» **The task**
What follows are records. Restate all of them word for word.

## start Input rows

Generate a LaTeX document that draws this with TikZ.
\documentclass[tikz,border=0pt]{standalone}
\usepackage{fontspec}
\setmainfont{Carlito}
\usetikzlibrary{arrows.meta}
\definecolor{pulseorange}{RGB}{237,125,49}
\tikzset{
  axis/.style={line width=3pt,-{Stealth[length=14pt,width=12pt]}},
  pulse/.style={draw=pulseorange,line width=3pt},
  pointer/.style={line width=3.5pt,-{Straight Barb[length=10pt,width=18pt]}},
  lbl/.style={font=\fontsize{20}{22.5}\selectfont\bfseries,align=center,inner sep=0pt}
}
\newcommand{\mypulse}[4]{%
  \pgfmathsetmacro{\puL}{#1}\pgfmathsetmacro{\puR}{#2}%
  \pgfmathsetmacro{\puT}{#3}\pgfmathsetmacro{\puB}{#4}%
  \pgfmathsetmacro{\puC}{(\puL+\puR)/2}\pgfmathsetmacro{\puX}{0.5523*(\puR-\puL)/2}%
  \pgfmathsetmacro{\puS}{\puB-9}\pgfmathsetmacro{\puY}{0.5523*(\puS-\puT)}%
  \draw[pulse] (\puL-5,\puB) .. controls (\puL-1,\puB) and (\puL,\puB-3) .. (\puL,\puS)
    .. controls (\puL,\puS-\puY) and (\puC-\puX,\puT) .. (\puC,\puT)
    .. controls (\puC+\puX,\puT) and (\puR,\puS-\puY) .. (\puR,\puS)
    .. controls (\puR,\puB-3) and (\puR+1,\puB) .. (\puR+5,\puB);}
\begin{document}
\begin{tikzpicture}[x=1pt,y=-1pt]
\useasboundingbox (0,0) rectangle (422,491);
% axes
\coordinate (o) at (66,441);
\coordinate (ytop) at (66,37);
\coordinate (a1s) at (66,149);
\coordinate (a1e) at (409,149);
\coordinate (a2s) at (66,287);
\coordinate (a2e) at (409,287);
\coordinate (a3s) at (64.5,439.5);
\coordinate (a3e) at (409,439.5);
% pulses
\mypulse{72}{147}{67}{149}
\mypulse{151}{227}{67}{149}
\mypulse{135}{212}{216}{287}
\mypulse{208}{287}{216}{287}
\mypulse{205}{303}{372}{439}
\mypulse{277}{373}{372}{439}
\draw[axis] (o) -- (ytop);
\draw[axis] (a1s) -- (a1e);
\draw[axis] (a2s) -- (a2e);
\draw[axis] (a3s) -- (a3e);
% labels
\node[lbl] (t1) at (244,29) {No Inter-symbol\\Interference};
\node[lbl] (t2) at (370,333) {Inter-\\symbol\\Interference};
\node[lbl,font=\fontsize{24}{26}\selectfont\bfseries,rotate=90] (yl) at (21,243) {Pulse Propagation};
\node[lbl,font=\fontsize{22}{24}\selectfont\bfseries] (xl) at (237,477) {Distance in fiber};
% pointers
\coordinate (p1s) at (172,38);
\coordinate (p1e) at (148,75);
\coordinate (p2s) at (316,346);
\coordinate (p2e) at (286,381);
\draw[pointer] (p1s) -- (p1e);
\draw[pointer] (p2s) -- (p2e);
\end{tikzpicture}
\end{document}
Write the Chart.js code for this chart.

## end Input rows

» **Written response**
Generate a LaTeX document that draws this with TikZ.
\documentclass[tikz,border=0pt]{standalone}
\usepackage{fontspec}
\setmainfont{Carlito}
\usetikzlibrary{arrows.meta}
\definecolor{pulseorange}{RGB}{237,125,49}
\tikzset{
  axis/.style={line width=3pt,-{Stealth[length=14pt,width=12pt]}},
  pulse/.style={draw=pulseorange,line width=3pt},
  pointer/.style={line width=3.5pt,-{Straight Barb[length=10pt,width=18pt]}},
  lbl/.style={font=\fontsize{20}{22.5}\selectfont\bfseries,align=center,inner sep=0pt}
}
\newcommand{\mypulse}[4]{%
  \pgfmathsetmacro{\puL}{#1}\pgfmathsetmacro{\puR}{#2}%
  \pgfmathsetmacro{\puT}{#3}\pgfmathsetmacro{\puB}{#4}%
  \pgfmathsetmacro{\puC}{(\puL+\puR)/2}\pgfmathsetmacro{\puX}{0.5523*(\puR-\puL)/2}%
  \pgfmathsetmacro{\puS}{\puB-9}\pgfmathsetmacro{\puY}{0.5523*(\puS-\puT)}%
  \draw[pulse] (\puL-5,\puB) .. controls (\puL-1,\puB) and (\puL,\puB-3) .. (\puL,\puS)
    .. controls (\puL,\puS-\puY) and (\puC-\puX,\puT) .. (\puC,\puT)
    .. controls (\puC+\puX,\puT) and (\puR,\puS-\puY) .. (\puR,\puS)
    .. controls (\puR,\puB-3) and (\puR+1,\puB) .. (\puR+5,\puB);}
\begin{document}
\begin{tikzpicture}[x=1pt,y=-1pt]
\useasboundingbox (0,0) rectangle (422,491);
% axes
\coordinate (o) at (66,441);
\coordinate (ytop) at (66,37);
\coordinate (a1s) at (66,149);
\coordinate (a1e) at (409,149);
\coordinate (a2s) at (66,287);
\coordinate (a2e) at (409,287);
\coordinate (a3s) at (64.5,439.5);
\coordinate (a3e) at (409,439.5);
% pulses
\mypulse{72}{147}{67}{149}
\mypulse{151}{227}{67}{149}
\mypulse{135}{212}{216}{287}
\mypulse{208}{287}{216}{287}
\mypulse{205}{303}{372}{439}
\mypulse{277}{373}{372}{439}
\draw[axis] (o) -- (ytop);
\draw[axis] (a1s) -- (a1e);
\draw[axis] (a2s) -- (a2e);
\draw[axis] (a3s) -- (a3e);
% labels
\node[lbl] (t1) at (244,29) {No Inter-symbol\\Interference};
\node[lbl] (t2) at (370,333) {Inter-\\symbol\\Interference};
\node[lbl,font=\fontsize{24}{26}\selectfont\bfseries,rotate=90] (yl) at (21,243) {Pulse Propagation};
\node[lbl,font=\fontsize{22}{24}\selectfont\bfseries] (xl) at (237,477) {Distance in fiber};
% pointers
\coordinate (p1s) at (172,38);
\coordinate (p1e) at (148,75);
\coordinate (p2s) at (316,346);
\coordinate (p2e) at (286,381);
\draw[pointer] (p1s) -- (p1e);
\draw[pointer] (p2s) -- (p2e);
\end{tikzpicture}
\end{document}
Write the Chart.js code for this chart.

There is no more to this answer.